DATA BLOCK
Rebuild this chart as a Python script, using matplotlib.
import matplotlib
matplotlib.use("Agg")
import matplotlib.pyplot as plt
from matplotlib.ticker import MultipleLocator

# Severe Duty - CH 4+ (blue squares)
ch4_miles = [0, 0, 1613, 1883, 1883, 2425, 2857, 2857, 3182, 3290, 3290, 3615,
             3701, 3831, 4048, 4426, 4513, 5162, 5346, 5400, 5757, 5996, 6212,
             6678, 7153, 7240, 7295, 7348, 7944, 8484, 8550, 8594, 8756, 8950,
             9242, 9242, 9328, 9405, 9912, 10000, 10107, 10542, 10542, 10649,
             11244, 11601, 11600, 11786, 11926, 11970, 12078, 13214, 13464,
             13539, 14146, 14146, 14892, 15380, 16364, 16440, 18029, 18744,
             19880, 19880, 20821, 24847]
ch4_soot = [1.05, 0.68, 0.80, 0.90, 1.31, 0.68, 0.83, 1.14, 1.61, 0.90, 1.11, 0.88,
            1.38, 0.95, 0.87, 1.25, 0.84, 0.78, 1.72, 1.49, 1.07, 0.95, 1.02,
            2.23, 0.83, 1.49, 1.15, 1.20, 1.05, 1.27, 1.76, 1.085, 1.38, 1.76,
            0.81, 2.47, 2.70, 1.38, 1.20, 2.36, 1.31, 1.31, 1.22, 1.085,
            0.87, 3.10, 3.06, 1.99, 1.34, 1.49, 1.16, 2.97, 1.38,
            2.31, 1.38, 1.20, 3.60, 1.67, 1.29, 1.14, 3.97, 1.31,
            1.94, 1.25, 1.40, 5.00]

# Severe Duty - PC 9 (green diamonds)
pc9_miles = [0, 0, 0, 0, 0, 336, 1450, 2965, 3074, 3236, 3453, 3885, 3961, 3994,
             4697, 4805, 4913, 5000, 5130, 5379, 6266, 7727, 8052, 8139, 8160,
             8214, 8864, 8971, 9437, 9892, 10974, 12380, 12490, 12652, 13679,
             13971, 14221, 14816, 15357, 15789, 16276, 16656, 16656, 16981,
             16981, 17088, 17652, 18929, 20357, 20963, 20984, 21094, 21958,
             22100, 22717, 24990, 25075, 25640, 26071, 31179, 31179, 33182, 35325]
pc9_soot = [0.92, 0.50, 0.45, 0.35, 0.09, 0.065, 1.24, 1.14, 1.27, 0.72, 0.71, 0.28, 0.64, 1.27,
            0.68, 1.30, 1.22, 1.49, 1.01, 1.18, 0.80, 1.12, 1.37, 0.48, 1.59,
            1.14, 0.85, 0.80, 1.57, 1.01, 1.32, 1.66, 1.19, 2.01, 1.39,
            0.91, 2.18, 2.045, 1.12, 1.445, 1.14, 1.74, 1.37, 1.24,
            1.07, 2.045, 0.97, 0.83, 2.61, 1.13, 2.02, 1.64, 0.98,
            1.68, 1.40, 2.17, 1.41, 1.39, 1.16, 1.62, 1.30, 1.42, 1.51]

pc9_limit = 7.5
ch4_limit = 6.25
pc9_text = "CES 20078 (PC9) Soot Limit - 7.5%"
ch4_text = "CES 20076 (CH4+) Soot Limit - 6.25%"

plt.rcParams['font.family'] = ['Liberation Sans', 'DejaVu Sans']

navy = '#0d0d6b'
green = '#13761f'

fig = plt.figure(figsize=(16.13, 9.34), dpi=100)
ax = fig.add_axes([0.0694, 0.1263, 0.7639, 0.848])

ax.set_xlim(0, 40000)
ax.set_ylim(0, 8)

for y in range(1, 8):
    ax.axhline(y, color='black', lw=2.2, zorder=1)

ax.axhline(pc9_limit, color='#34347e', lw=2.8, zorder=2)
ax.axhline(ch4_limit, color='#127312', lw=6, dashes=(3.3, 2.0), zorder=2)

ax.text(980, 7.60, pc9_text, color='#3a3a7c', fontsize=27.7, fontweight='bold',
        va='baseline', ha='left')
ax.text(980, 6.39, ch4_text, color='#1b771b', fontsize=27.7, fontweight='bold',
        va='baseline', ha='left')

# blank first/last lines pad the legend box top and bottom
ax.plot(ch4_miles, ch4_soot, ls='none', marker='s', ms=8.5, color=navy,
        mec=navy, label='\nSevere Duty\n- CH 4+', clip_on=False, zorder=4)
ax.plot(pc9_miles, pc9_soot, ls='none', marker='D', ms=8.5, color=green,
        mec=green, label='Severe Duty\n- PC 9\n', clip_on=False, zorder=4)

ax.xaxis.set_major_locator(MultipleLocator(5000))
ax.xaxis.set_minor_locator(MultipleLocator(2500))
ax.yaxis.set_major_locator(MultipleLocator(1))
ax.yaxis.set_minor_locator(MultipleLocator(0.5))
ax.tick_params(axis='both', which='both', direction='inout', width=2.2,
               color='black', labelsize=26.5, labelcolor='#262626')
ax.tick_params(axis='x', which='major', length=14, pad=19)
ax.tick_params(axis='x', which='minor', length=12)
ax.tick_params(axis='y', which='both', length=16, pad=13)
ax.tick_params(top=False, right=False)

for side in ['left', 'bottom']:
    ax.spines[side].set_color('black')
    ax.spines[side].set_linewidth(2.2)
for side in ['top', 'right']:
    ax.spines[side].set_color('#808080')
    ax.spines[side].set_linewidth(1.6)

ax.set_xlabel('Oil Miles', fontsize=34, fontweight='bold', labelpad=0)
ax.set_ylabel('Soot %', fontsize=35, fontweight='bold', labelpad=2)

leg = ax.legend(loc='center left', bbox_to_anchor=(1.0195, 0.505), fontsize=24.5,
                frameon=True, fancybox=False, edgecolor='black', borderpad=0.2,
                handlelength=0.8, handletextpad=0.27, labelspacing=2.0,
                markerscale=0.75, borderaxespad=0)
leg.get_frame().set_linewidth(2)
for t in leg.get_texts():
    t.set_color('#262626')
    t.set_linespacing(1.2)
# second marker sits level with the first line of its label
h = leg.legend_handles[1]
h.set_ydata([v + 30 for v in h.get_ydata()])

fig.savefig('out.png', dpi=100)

WHAT THIS TASK INVOLVES
Only the lines from the beginning of the material to the line containing "from matplotlib.ticker import MultipleLocator" should be echoed, verbatim and in full.

FULL ANSWER
Rebuild this chart as a Python script, using matplotlib.
import matplotlib
matplotlib.use("Agg")
import matplotlib.pyplot as plt
from matplotlib.ticker import MultipleLocator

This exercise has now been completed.